I’m sensitive about the subject. Mostly because I loved being a metro columnist. Even after 17 years in that position I planned to keep writing three columns a week until I was comatose, in a nursing home or in the ground.

But enough about me. 

“Newspaper layoffs have far from abated in the past year,” Pew found. “...Between 2014 and 2017 the number of ...newsroom employees dropped by 15% from about 46,000 to about 39,000.”

Good Lord. Peak employment in newsrooms, according to Pew, was 74,410 in 2006.

Maybe it's time to rethink journalism schools. Surely, would-be reporters should be counseled before blowing four years worth of tuition to enter a field with stagnant wages and no future. 

Newspaper news got even gloomier as the day wore on. The New York Daily News abruptly laid off half of its newsroom, including the editor and its entire social media staff.
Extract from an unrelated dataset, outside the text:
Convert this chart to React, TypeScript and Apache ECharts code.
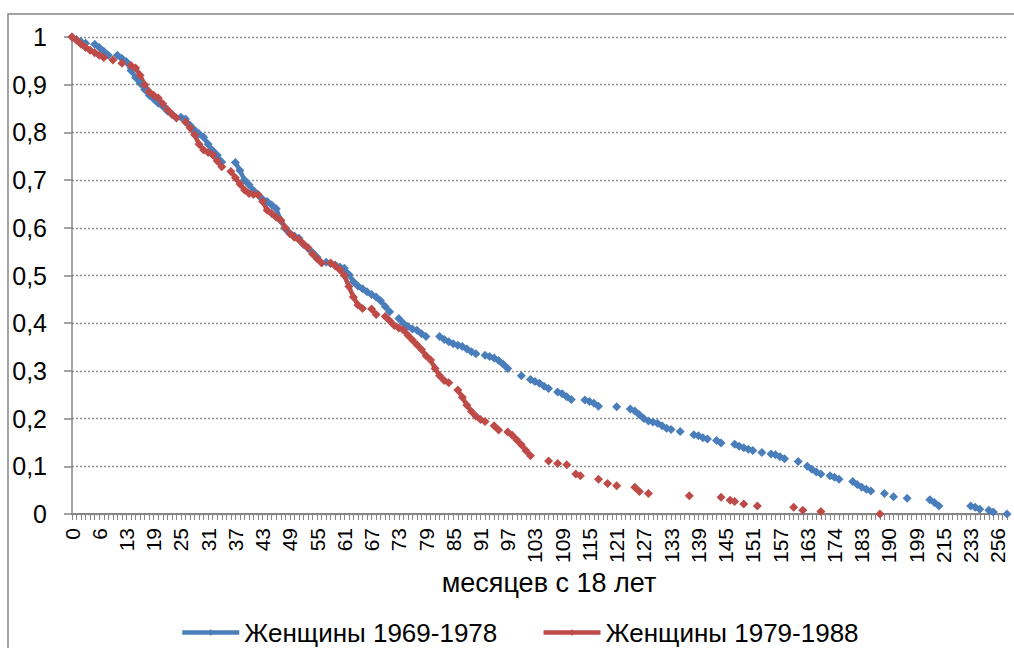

Tronc, the media company that owns the Daily News and recently bought The Virginian-Pilot, reportedly held a one-minute meeting with staffers to give them the cataclysmic news. Workers were told to check their emails in 10 minutes to find out if they'd been sacked.

Nice.

Look, I’m not a fan of the Daily News. That paper’s unhinged TREASON headline last week was reason enough for readers who long for unbiased news to despair. (Do the editors there even own dictionaries?) Then again, opinion pieces masquerading as news are what make New York tabloids sing.

Still, I feel for the Daily News journalists who are now unemployed.

Late in the afternoon, there was more: Tronc announced that layoffs were coming to other newspapers in its family.